At a time when communal anxieties were intensifying, al-Sadr’s discourse challenged both Muslim-Christian suspicions and intra-Muslim tensions. He did not deny difference; but he sought to discipline it within a national ethic. His sermons often invoked justice as a divine imperative that transcended faction. Religion, in his hands, became an argument against fragmentation. In retrospect, his language appears almost revelatory; Lebanon would soon descend into civil war.

Militias would proliferate. Foreign interventions would multiply. The grammar of coexistence would be replaced by the logic of survival. And then, in August 1978, during an official visit to Libya, he vanished.
The Disappearance That Became a Symbol
Al-Sadr’s disappearance under the regime of Muammar Gaddafi transformed him into something more than a political leader. He became a symbol — of injustice unresolved, of truth deferred, of a leadership interrupted at the threshold of catastrophe.

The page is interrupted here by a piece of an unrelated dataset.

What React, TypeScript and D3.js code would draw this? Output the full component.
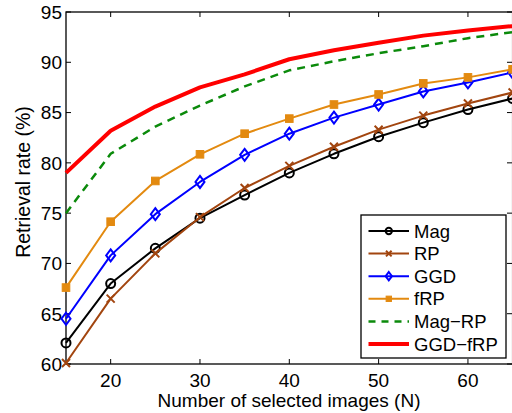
import React, { useEffect, useRef } from 'react';
import * as d3 from 'd3';

const nValues = [15, 20, 25, 30, 35, 40, 45, 50, 55, 60, 65];
const magValues = [62.1, 68.0, 71.5, 74.5, 76.8, 79.0, 80.9, 82.6, 84.0, 85.3, 86.4];
const rpValues = [60.1, 66.5, 71.0, 74.6, 77.5, 79.7, 81.6, 83.3, 84.7, 85.9, 87.0];
const ggdValues = [64.5, 70.8, 74.9, 78.1, 80.8, 82.9, 84.5, 85.8, 87.1, 88.0, 89.0];
const frpValues = [67.6, 74.15, 78.2, 80.85, 82.9, 84.4, 85.8, 86.8, 87.9, 88.5, 89.3];
const magRpValues = [75.0, 80.9, 83.6, 85.7, 87.6, 89.2, 90.1, 90.9, 91.6, 92.4, 93.0];
const ggdFrpValues = [79.0, 83.2, 85.6, 87.5, 88.8, 90.3, 91.2, 91.95, 92.65, 93.15, 93.6];

const xTicks = [20, 30, 40, 50, 60];
const yTicks = [60, 65, 70, 75, 80, 85, 90, 95];

const seriesList = [
  { name: 'Mag', values: magValues, color: '#000000', width: 2, marker: 'circle', dash: null },
  { name: 'RP', values: rpValues, color: '#a2450f', width: 2, marker: 'cross', dash: null },
  { name: 'GGD', values: ggdValues, color: '#0000ff', width: 2, marker: 'diamond', dash: null },
  { name: 'fRP', values: frpValues, color: '#e38a10', width: 2, marker: 'square', dash: null },
  { name: 'Mag\u2212RP', values: magRpValues, color: '#0b8a0b', width: 2.5, marker: null, dash: '8,6' },
  { name: 'GGD\u2212fRP', values: ggdFrpValues, color: '#ff0000', width: 4, marker: null, dash: null },
];

const W = 512;
const H = 413;
const font = 'Liberation Sans, Arial, sans-serif';

function drawMarker(g: any, kind: string, x: number, y: number, color: string, s: number) {
  if (kind === 'circle') {
    g.append('circle').attr('cx', x).attr('cy', y).attr('r', 4.5 * s)
      .attr('fill', 'none').attr('stroke', color).attr('stroke-width', 2);
  } else if (kind === 'cross') {
    const d = 4 * s;
    g.append('path')
      .attr('d', `M${x - d},${y - d}L${x + d},${y + d}M${x - d},${y + d}L${x + d},${y - d}`)
      .attr('stroke', color).attr('stroke-width', 2).attr('fill', 'none');
  } else if (kind === 'diamond') {
    const w = 4.5 * s, h = 6 * s;
    g.append('path')
      .attr('d', `M${x},${y - h}L${x + w},${y}L${x},${y + h}L${x - w},${y}Z`)
      .attr('fill', 'none').attr('stroke', color).attr('stroke-width', 2);
  } else if (kind === 'square') {
    const d = 3.8 * s;
    g.append('rect').attr('x', x - d).attr('y', y - d).attr('width', 2 * d).attr('height', 2 * d)
      .attr('fill', color).attr('stroke', color).attr('stroke-width', 1);
  }
}

export default function App() {
  const svgRef = useRef<SVGSVGElement>(null);

  useEffect(() => {
    const svg = d3.select(svgRef.current);
    svg.selectAll('*').remove();

    const left = 66, right = 512.6, top = 12, bottom = 364;
    const x = d3.scaleLinear().domain([15, 65]).range([left, right]);
    const y = d3.scaleLinear().domain([60, 95]).range([bottom, top]);

    svg.append('rect').attr('width', W).attr('height', H).attr('fill', '#fff');

    svg.append('defs').append('clipPath').attr('id', 'plotclip')
      .append('rect').attr('x', left - 6).attr('y', top - 6)
      .attr('width', right - left + 12).attr('height', bottom - top + 12);

    const axes = svg.append('g');
    // box
    axes.append('rect').attr('x', left).attr('y', top)
      .attr('width', right - left).attr('height', bottom - top)
      .attr('fill', 'none').attr('stroke', '#000').attr('stroke-width', 1.3);

    // ticks
    xTicks.forEach((t) => {
      axes.append('line').attr('x1', x(t)).attr('x2', x(t)).attr('y1', bottom).attr('y2', bottom - 5)
        .attr('stroke', '#000').attr('stroke-width', 1);
      axes.append('line').attr('x1', x(t)).attr('x2', x(t)).attr('y1', top).attr('y2', top + 5)
        .attr('stroke', '#000').attr('stroke-width', 1);
      axes.append('text').attr('x', x(t)).attr('y', bottom + 23)
        .attr('text-anchor', 'middle').attr('font-family', font).attr('font-size', 19)
        .text(t);
    });
    yTicks.forEach((t) => {
      axes.append('line').attr('x1', left).attr('x2', left + 5).attr('y1', y(t)).attr('y2', y(t))
        .attr('stroke', '#000').attr('stroke-width', 1);
      axes.append('line').attr('x1', 512).attr('x2', 507).attr('y1', y(t)).attr('y2', y(t))
        .attr('stroke', '#000').attr('stroke-width', 1);
      axes.append('text').attr('x', left - 4).attr('y', y(t)).attr('dy', '0.36em')
        .attr('text-anchor', 'end').attr('font-family', font).attr('font-size', 19)
        .text(t);
    });

    axes.append('text').attr('x', 289).attr('y', 407)
      .attr('text-anchor', 'middle').attr('font-family', font).attr('font-size', 19)
      .text('Number of selected images (N)');
    axes.append('text').attr('transform', `translate(30,182) rotate(-90)`)
      .attr('text-anchor', 'middle').attr('font-family', font).attr('font-size', 19.5)
      .text('Retrieval rate (%)');

    const plot = svg.append('g').attr('clip-path', 'url(#plotclip)');
    const line = d3.line<number>().x((_, i) => x(nValues[i])).y((d) => y(d));

    seriesList.forEach((s) => {
      const p = plot.append('path').attr('d', line(s.values))
        .attr('fill', 'none').attr('stroke', s.color).attr('stroke-width', s.width)
        .attr('stroke-linejoin', 'round');
      if (s.dash) p.attr('stroke-dasharray', s.dash);
      if (s.marker) {
        s.values.forEach((v, i) => drawMarker(plot, s.marker as string, x(nValues[i]), y(v), s.color, 1));
      }
    });

    // legend
    const lg = svg.append('g');
    lg.append('rect').attr('x', 361).attr('y', 215).attr('width', 145).attr('height', 143)
      .attr('fill', '#fff').attr('stroke', '#000').attr('stroke-width', 1.3);
    seriesList.forEach((s, i) => {
      const ly = 231 + i * 22.6;
      const l = lg.append('line').attr('x1', 368.5).attr('x2', 409).attr('y1', ly).attr('y2', ly)
        .attr('stroke', s.color).attr('stroke-width', s.width);
      if (s.dash) l.attr('stroke-dasharray', '7,6');
      if (s.marker) drawMarker(lg, s.marker, 388.8, ly, s.color, 0.7);
      lg.append('text').attr('x', 414).attr('y', ly).attr('dy', '0.36em')
        .attr('font-family', font).attr('font-size', 18.5).text(s.name);
    });
  }, []);

  return (
    <div style={{ position: 'fixed', left: 0, top: 0 }}>
      <svg ref={svgRef} width={W} height={H} style={{ display: 'block' }}></svg>
    </div>
  );
}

For the Shi‘a community, he was an absent father figure. For many Lebanese across sectarian lines, he was the lost mediator — a figure whose moral authority might have tempered the descent into total war. His disappearance froze him in a moment of possibility. Unlike other leaders whose legacies were reshaped by wartime compromises, al-Sadr remained suspended in promise.
The Lebanese state has periodically revived investigations into his fate, and his case remains officially open. Yet beyond legal proceedings lies a deeper inquiry: what political culture might have emerged had he remained present? Would his insistence on state reform have survived the centrifugal forces of war? Or was his very moderation destined to be eclipsed by the militancy of the era? These unanswered questions have become part of his mythos.
The Unfinished Project
To revisit al-Sadr today is not to indulge nostalgia, but to confront the incompleteness of the Lebanese experiment. He sought social justice without revolutionary nihilism, sectarian representation without sectarian supremacy, resistance without state fragmentation, and faith without fanaticism.
These formulations remain strikingly relevant in a Lebanon grappling with economic collapse, institutional paralysis, and renewed sectarian anxieties. The margins he championed have expanded; deprivation has become national. His language of “the deprived” now echoes beyond any single community.
Yet his legacy is not immune to contestation. Like all political founders, he has been appropriated, reinterpreted, and sometimes simplified. His thought was more complex than the slogans later associated with his name. He navigated contradictions — between clerical authority and civic nationalism, between communal defense and national unity — with a pragmatism that defies easy categorization.
Perhaps that complexity is precisely why he endures. He did not offer Lebanon a utopia. He offered it a disciplined hope — one anchored in institutions, dialogue, and moral accountability.
Imam Moussa al-Sadr was not free of political compromise; no Lebanese leader is. But his legacy persists because it gestures toward a possibility Lebanon has yet to realize: a state that protects its margins, a society that transcends its fractures, and a political class that understands leadership as stewardship rather than inheritance.
His disappearance remains a national wound. His vision remains an open question. And in a country where history is often cyclical and futures provisional, that question — of justice, coexistence, and national dignity — may still be the most urgent inheritance he left behind.